| EXERCISE TASK |
Starting at the first line of the data, please print exactly those lines through the one that holds "import plotly.graph_objects as go", omitting every picture.

--

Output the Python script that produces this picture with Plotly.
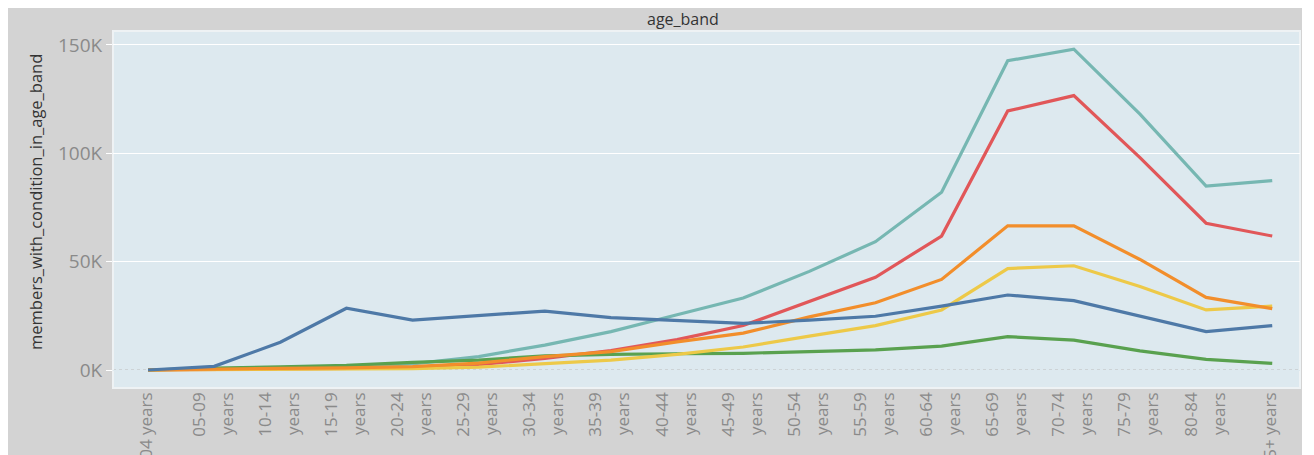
import plotly.graph_objects as go

age_bands = ["00-04 years", "05-09 years", "10-14 years", "15-19 years", "20-24 years",
             "25-29 years", "30-34 years", "35-39 years", "40-44 years", "45-49 years",
             "50-54 years", "55-59 years", "60-64 years", "65-69 years", "70-74 years",
             "75-79 years", "80-84 years", "85+ years"]

# members_with_condition_in_age_band, per condition (thousands)
cond_teal = [0, 0.5, 1.0, 1.6, 2.8, 6.2, 11.5, 17.7, 25.5, 33.2, 45.5, 59.2, 82.0, 142.7, 148.0, 118.0, 84.9, 87.4]
cond_red = [0, 0.3, 0.5, 0.8, 1.0, 2.5, 5.4, 9.0, 14.0, 20.5, 31.5, 42.8, 61.8, 119.5, 126.6, 98.0, 67.7, 61.8]
cond_green = [0, 0.9, 1.4, 2.1, 3.5, 4.6, 6.5, 7.2, 7.5, 7.7, 8.5, 9.3, 11.0, 15.4, 13.8, 8.8, 4.9, 3.1]
cond_yellow = [0, 0.2, 0.3, 0.4, 0.6, 1.3, 3.1, 4.6, 7.2, 10.6, 15.6, 20.5, 27.7, 46.8, 48.1, 38.5, 27.7, 29.5]
cond_orange = [0, 0.5, 0.8, 1.0, 1.6, 3.2, 6.2, 8.5, 13.0, 17.0, 24.5, 31.0, 41.8, 66.5, 66.5, 51.0, 33.5, 28.3]
cond_blue = [0, 1.7, 12.8, 28.5, 23.0, 25.2, 27.2, 24.2, 23.0, 21.5, 23.0, 24.8, 29.5, 34.6, 32.0, 24.8, 17.7, 20.5]

series_names = ["condition_1", "condition_2", "condition_3", "condition_4", "condition_5", "condition_6"]
series_values = [cond_teal, cond_red, cond_green, cond_yellow, cond_orange, cond_blue]
series_colors = ["#76b7b2", "#e15759", "#59a14f", "#edc948", "#f28e2b", "#4e79a7"]

y_tickvals = [0, 50000, 100000, 150000]
y_ticktext = ["0K", "50K", "100K", "150K"]

# category positions on the x axis
x_idx = list(range(len(age_bands)))
mid_idx = x_idx[1:-1]
mid_first = [age_bands[i].split(" ")[0] for i in mid_idx]
mid_second = [age_bands[i].split(" ")[1] for i in mid_idx]
end_idx = [x_idx[0], x_idx[-1]]
end_text = [age_bands[0], age_bands[-1]]

# page offset (browser body margin) -> figure drawn from page pixel (8, 8)
OFF = 8
W, H = 1314 - OFF, 455 - OFF
ML, MT, MB = 113 - OFF, 31 - OFF, 455 - 388
MR = W - (1300 - OFF)
PW, PH = W - ML - MR, H - MT - MB

def px_x(p):  # page pixel -> paper x
    return (p - OFF - ML) / PW

def px_y(p):  # page pixel -> paper y
    return (H - MB - (p - OFF)) / PH

fig = go.Figure()
for name, vals, col in zip(series_names, series_values, series_colors):
    fig.add_trace(go.Scatter(
        x=x_idx, y=[v * 1000 for v in vals], name=name, mode="lines",
        customdata=age_bands,
        line=dict(color=col, width=3.2),
        hovertemplate="%{customdata}: %{y:,.0f}<extra>" + name + "</extra>"))

# empty helper traces so the overlaid label axes get drawn
for ax in ("x2", "x3"):
    fig.add_trace(go.Scatter(x=end_idx, y=[None, None], xaxis=ax, yaxis="y", mode="lines",
                             showlegend=False, hoverinfo="skip"))

FONT = "Open Sans, Lato, sans-serif"
grey_txt = "#8a8a8a"
XFS = 17

xcommon = dict(range=[-0.53, 17.42], tickmode="array", tickangle=-90, showgrid=False,
               zeroline=False, showline=False, ticks="", automargin=False,
               tickfont=dict(size=XFS, color=grey_txt, family=FONT))

fig.update_layout(
    width=W, height=H,
    margin=dict(l=ML, r=MR, t=MT, b=MB, pad=0),
    paper_bgcolor="#d3d3d3",
    plot_bgcolor="#dde9ef",
    showlegend=False,
    font=dict(family=FONT, color=grey_txt, size=16),
    xaxis=dict(tickvals=mid_idx, ticktext=mid_first, ticklabelshift=-15, **xcommon),
    xaxis2=dict(tickvals=mid_idx, ticktext=mid_second, ticklabelshift=13,
                overlaying="x", anchor="y", side="bottom", **xcommon),
    xaxis3=dict(tickvals=end_idx, ticktext=end_text, ticklabelshift=-2,
                overlaying="x", anchor="y", side="bottom", **xcommon),
    yaxis=dict(
        range=[-8300, 156400], tickmode="array", tickvals=y_tickvals, ticktext=y_ticktext,
        showgrid=True, gridcolor="#ffffff", gridwidth=1,
        zeroline=True, zerolinecolor="#dde9ef", zerolinewidth=1,
        ticks="outside", ticklen=6, tickcolor="#ffffff", showline=False,
        automargin=False, tickfont=dict(size=19, color=grey_txt, family=FONT),
    ),
)

shapes = [
    dict(type="line", xref="paper", yref="y", x0=0, x1=1, y0=0, y1=0,
         line=dict(color="#bdbdbd", width=1, dash="dot"), layer="between"),
    dict(type="rect", xref="paper", yref="paper", x0=0, x1=1, y0=0, y1=1,
         line=dict(color="#eef2f4", width=2), layer="below"),
    dict(type="rect", xref="paper", yref="paper", x0=px_x(1302), x1=px_x(1320), y0=px_y(460), y1=px_y(0),
         line=dict(width=0), fillcolor="#ffffff", layer="above"),
]
fig.update_layout(shapes=shapes)

fig.add_annotation(text="age_band", xref="paper", yref="paper", x=px_x(683), y=px_y(19),
                   showarrow=False, xanchor="center", yanchor="middle",
                   font=dict(size=16, color="#333333", family=FONT))
fig.add_annotation(text="members_with_condition_in_age_band", xref="paper", yref="paper",
                   x=px_x(35), y=px_y(202), showarrow=False, textangle=-90,
                   xanchor="center", yanchor="middle",
                   font=dict(size=16.5, color="#333333", family=FONT))

fig.write_html("out.html")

--

| RESULT FOR THIS EXERCISE |
Output the Python script that produces this picture with Plotly.
import plotly.graph_objects as go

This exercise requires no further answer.